As a child, I thought I lived in the modern World. During World War II, I wrote to my cousin Richard, fighting in Europe, and the letters flew over the Atlantic in less than a week. In World War I, Hobbs, New Mexico, did not hear of the end of the war until two weeks after the Armistice and the guns fell silent
Oh! We were very up-to-date. We didn’t have a telephone, but our neighbor did. When something happened that was really important, we used her phone to call my grandmother.
Long distance calls were expensive and reserved for major emergencies, like when a call came from West Texas that Uncle Dick’s horse fell and punctured his intestines. My parents called back to say they were leaving immediately, hoping to get there before he died. He survived and lived for another 60 years.
Last week, as I left the doctor’s office, my cell phone rang.
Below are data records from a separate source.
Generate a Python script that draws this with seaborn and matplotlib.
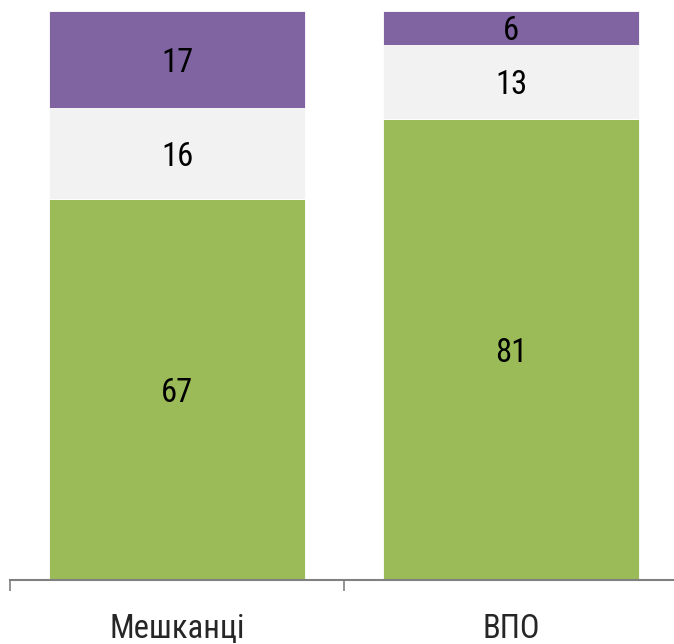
import matplotlib
matplotlib.use("Agg")
import matplotlib.pyplot as plt
from matplotlib import font_manager
import seaborn as sns
import numpy as np

categories = ["Мешканці", "ВПО"]
green_vals = [67, 81]
grey_vals = [16, 13]
purple_vals = [17, 6]

sns.set_theme(style="white")
names = {f.name for f in font_manager.fontManager.ttflist}
fam = "Liberation Sans"
for cand in ["Liberation Sans Narrow", "Roboto Condensed", "Open Sans Condensed", "Arial Narrow"]:
    if cand in names:
        fam = cand
        break
plt.rcParams["font.family"] = [fam, "DejaVu Sans"]

fig = plt.figure(figsize=(6.74, 6.44), dpi=100)
fig.patch.set_facecolor("white")
ax = fig.add_axes([10/674, 64/644, 668/674, 580/644])
ax.set_facecolor("none")

w = 0.765
bottom0 = np.zeros(2)
layers = [(green_vals, "#9BBB59"), (grey_vals, "#F2F2F2"), (purple_vals, "#8064A2")]
for vals, col in layers:
    sns.barplot(x=categories, y=vals, bottom=bottom0, color=col, width=w,
                edgecolor="white", linewidth=0.6, ax=ax, saturation=1)
    for i, v in enumerate(vals):
        ax.text(i, bottom0[i] + v / 2, str(v), ha="center", va="center_baseline",
                fontsize=23.5, color="black")
    bottom0 = bottom0 + np.array(vals)

ax.set_xlim(-0.5, 1.5)
ax.set_ylim(0, 101.9)
ax.set_yticks([])
ax.set_xticks([0, 1])
ax.set_xticklabels(categories, fontsize=23.5)
ax.set_xticks([-0.5, 0.5, 1.5], minor=True)
ax.tick_params(axis="x", which="major", length=0, pad=23.5)
ax.tick_params(axis="x", which="minor", bottom=True, length=8, width=1.2,
               color="#808080", direction="out")
for s in ["top", "right", "left"]:
    ax.spines[s].set_visible(False)
ax.spines["bottom"].set_color("#808080")
ax.spines["bottom"].set_linewidth(1.5)
ax.set_xlabel("")
ax.set_ylabel("")
fig.savefig("out.png", dpi=100)
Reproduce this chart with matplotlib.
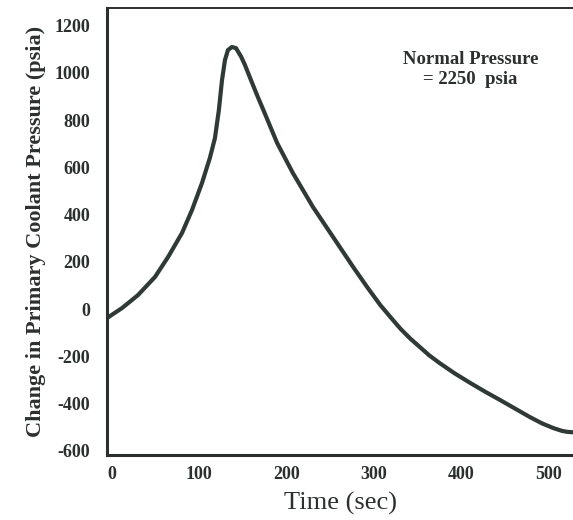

My brother Don, who lives here in Garland, Texas, half a mile from the medical center, told me, “I just saw on Fox News that a plane from Aero Club Airport in Naperville, Illinois, crashed onto a third-story building.”
My daughter lives in Aero Club Estates in Naperville. Her husband keeps his plane in a hanger in their backyard, and he flies out of that private airstrip. I called Martha. When I told her there had been a crash, she said, “What?” I’d heard about it in Texas before she did, even though she was less than a mile away – almost close enough to hear the crash.
Later she e.mailed me that the airstrip was there long before the three-story building was erected just off the runway. The plane failed to gain enough altitude before hitting a tower on top of the building. There was no fire. Fireman put ladders up to the roof and rescued two people. The pilot, a neighbor, broke both legs and was released from the hospital later that day. His wife, also a friend of Martha and Don, was badly injured and remained in the hospital.
On Sunday my son David called from California. I asked if he heard about the plane crash in his sister’s neighborhood. He said, “Just a minute.” Maybe 90 seconds later he said, “I found pictures on the internet. I’ll send them to you.”
Two minutes later on my computer in Texas I had pictures sent from California of the plane crash in Illinois.
This is an amazing World. With cameras on cell phones everywhere, news travels around the World instantly. There are no secrets. The government can’t hide what is going on in Afghanistan. That’s good.
A home invasion in Connecticut and old ladies in small towns in Texas lock their doors and go to bed afraid. A child is abducted in California and mothers all over the country get in their cars and take their children to school, afraid to let them walk three blocks alone. Nineteen Arabs crash into the towers in New York, and people in Iowa don’t want Turks building a mosque in their small town. Living in fear is not so good.